Early pastors of the Octagon Church included Mr. Anderson (1805), Rev. Thomas Kirby (1807-1811), Reverend Anderson (1812), Reverend James Joyce (1812-17), and Rev. Hezeekiah N. Woodruff (1817). Joyce and Woodruff each received $450 per year.
Little is known about these pastors or anything about their style of preaching, but the Second Great Awakening, characterized by “fire and brimstone” sermons with emphasis on “judgment” and “eternal damnation,” soon followed, so it might be safe to assume that the Octagon Church hosted some “fire and brimstone” sermons in its day.
An April 18, 1818 ceremony dedicated the completion of the Church after a quarter century of construction.
Our first Village President Nathaniel Benton noted that the Octagon Church “attracted the admiring gaze of travelers by stage, canal and railroad.” Records indicate that in December 1824 the Emanuel Society of Little Falls used the Octagon Church in return for paying for a portion of the fuel used to heat the building. Roman Catholics were the last religious denomination to worship there.
The Octagon Church was torn down in 1842 to make room for a new school; its timbers were used to build outbuildings. Too early for any historic preservation efforts; no earlier incarnation of Preserve Our Past!
In 1806, the Aqueduct Association began delivering fresh water from nearby streams through interlocking bored out cedar logs to subscribing households in Little Falls. This business also issued paper script (money) to its employees to be used in company stores and for other business affairs. This water delivery system was expanded to include a reservoir in Ward Square. Our present public works water delivery system commenced operation in 1886 delivering water from our reservoirs in Salisbury and Fairfield.
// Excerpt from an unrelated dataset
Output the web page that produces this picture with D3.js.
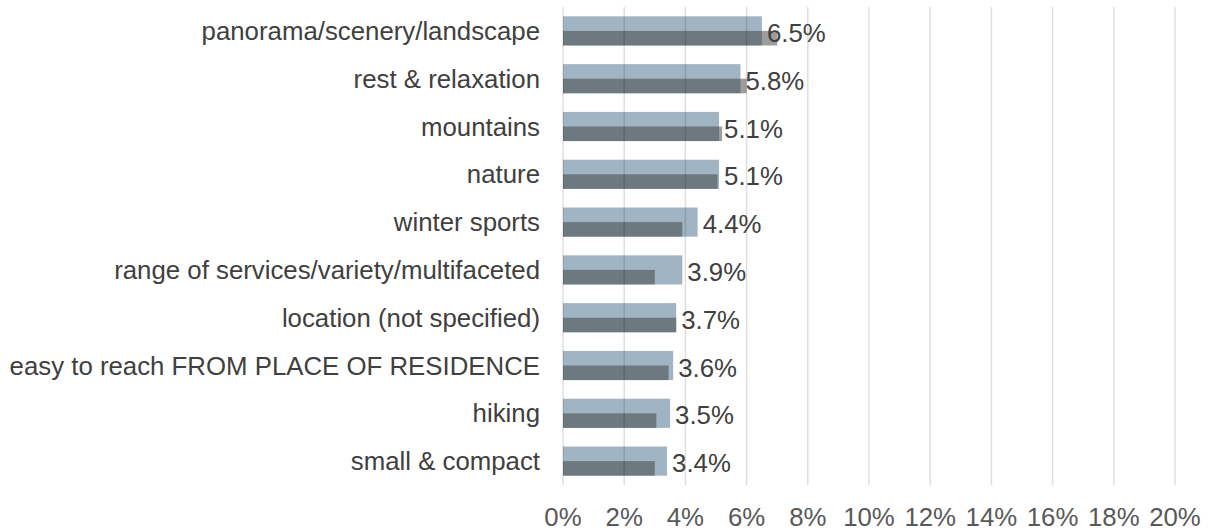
<!DOCTYPE html>
<html>
<head>
<meta charset="utf-8">
<script src="https://cdn.jsdelivr.net/npm/d3@7"></script>
<style>
  html, body { margin: 0; padding: 0; background: #fff; }
  svg { display: block; font-family: "Liberation Sans", Arial, sans-serif; }
</style>
</head>
<body>
<svg id="chart" width="1213" height="531"></svg>
<script>
// categories, top to bottom
const categories = [
  "panorama/scenery/landscape",
  "rest & relaxation",
  "mountains",
  "nature",
  "winter sports",
  "range of services/variety/multifaceted",
  "location (not specified)",
  "easy to reach FROM PLACE OF RESIDENCE",
  "hiking",
  "small & compact"
];
// light series (labelled) and dark series (comparison), in %
const lightValues = [6.5, 5.8, 5.1, 5.1, 4.4, 3.9, 3.7, 3.6, 3.5, 3.4];
const darkValues = [7.0, 6.0, 5.2, 5.05, 3.9, 3.0, 3.7, 3.45, 3.05, 3.0];
const xTicks = [0, 2, 4, 6, 8, 10, 12, 14, 16, 18, 20];

const svg = d3.select("#chart");
const fontSize = "25.8px";

const x = d3.scaleLinear().domain([0, 20]).range([563, 1175]);
const y = d3.scaleBand()
  .domain(categories)
  .range([7, 485])
  .paddingInner(0.39)
  .paddingOuter(0.195);

const rows = categories.map((c, i) => ({ cat: c, light: lightValues[i], dark: darkValues[i] }));

// light bars (full band height)
svg.append("g").selectAll("rect")
  .data(rows)
  .enter()
  .append("rect")
  .attr("x", x(0))
  .attr("y", d => y(d.cat))
  .attr("width", d => x(d.light) - x(0))
  .attr("height", y.bandwidth())
  .attr("fill", "#a1b4c3");

// dark bars, semi transparent, lower half
svg.append("g").selectAll("rect")
  .data(rows)
  .enter()
  .append("rect")
  .attr("x", x(0))
  .attr("y", d => y(d.cat) + y.bandwidth() / 2)
  .attr("width", d => x(d.dark) - x(0))
  .attr("height", y.bandwidth() / 2)
  .attr("fill", "rgba(60,60,60,0.5)");

// gridlines drawn over the bars
svg.append("g").selectAll("line")
  .data(xTicks)
  .enter()
  .append("line")
  .attr("x1", d => x(d)).attr("x2", d => x(d))
  .attr("y1", 7).attr("y2", 485)
  .attr("stroke", "rgba(0,0,0,0.13)")
  .attr("stroke-width", 1.5);

// x axis tick labels
svg.append("g").selectAll("text")
  .data(xTicks)
  .enter()
  .append("text")
  .attr("x", d => x(d))
  .attr("y", 526)
  .attr("text-anchor", "middle")
  .attr("fill", "#595959")
  .style("font-size", fontSize)
  .text(d => d + "%");

// category labels
svg.append("g").selectAll("text")
  .data(rows)
  .enter()
  .append("text")
  .attr("x", 540)
  .attr("y", d => y(d.cat) + y.bandwidth() / 2)
  .attr("dy", "0.35em")
  .attr("text-anchor", "end")
  .attr("fill", "#404040")
  .style("font-size", fontSize)
  .text(d => d.cat);

// value labels
svg.append("g").selectAll("text")
  .data(rows)
  .enter()
  .append("text")
  .attr("x", d => x(d.light) + 5)
  .attr("y", d => y(d.cat) + y.bandwidth() / 2 + 2)
  .attr("dy", "0.35em")
  .attr("fill", "#404040")
  .style("font-size", fontSize)
  .text(d => d3.format(".1f")(d.light) + "%");
</script>
</body>
</html>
Little Falls’ first formal schooling took place in the Old Stone Schoolhouse (1796) located catty corner from the Octagon Church. Wintertime church services were also held there as were the first meetings of the Little Falls Village Board following the granting of a New York State charter in 1811.
A village government we may have had, but we were also still shackled by the Ellice Estate and only freeholders (landowners) could vote for village trustees. This aristocratic process was opposed by most village citizens. Fortunately, by the 1820’s, the stifling grip of the Ellice Estate was lessened, largely through the legal work of Arphraxed Loomis and Benton; a new charter got NYS approval in 1827. Suffrage and land ownership rights were expanded, community growth followed. The first village-wide election took place in the Old Schoolhouse in May 1827. Judge Sanders Lansing presided over early village board meetings. Nathaniel Benton was elected our first village president in 1827.
Merchant stores, mechanical shops, the Aqueduct Association, the Western Inland Navigation Canal and other businesses and corporations were all commercial operations in Little Falls in the early 1800’s.
What was lacking? A bank.
After years of contracted lobbying and debate, Little Falls finally obtained a NYS charter to build and operate the Bank of Herkimer County; the Old Bank began operation in 1833, the first bank in Herkimer County. The building was placed on the National Registry in 1970 and is today a museum maintained by the Little Falls Historical Society.
Other early Little Falls buildings of note include today’s WCA which was built in 1827 and was first occupied by the Nathaniel Benton family and the village’s first single denominational church Emanuel Episcopal Church was dedicated in 1835.
NOTE: Various excerpts contained in this article were copied from Nathaniel Benton’s “Illustrated History of Herkimer County” and from George A. Harden’s “History of Herkimer County New York.”
Jeffrey Gressler is a member of the Little Falls Historical Society.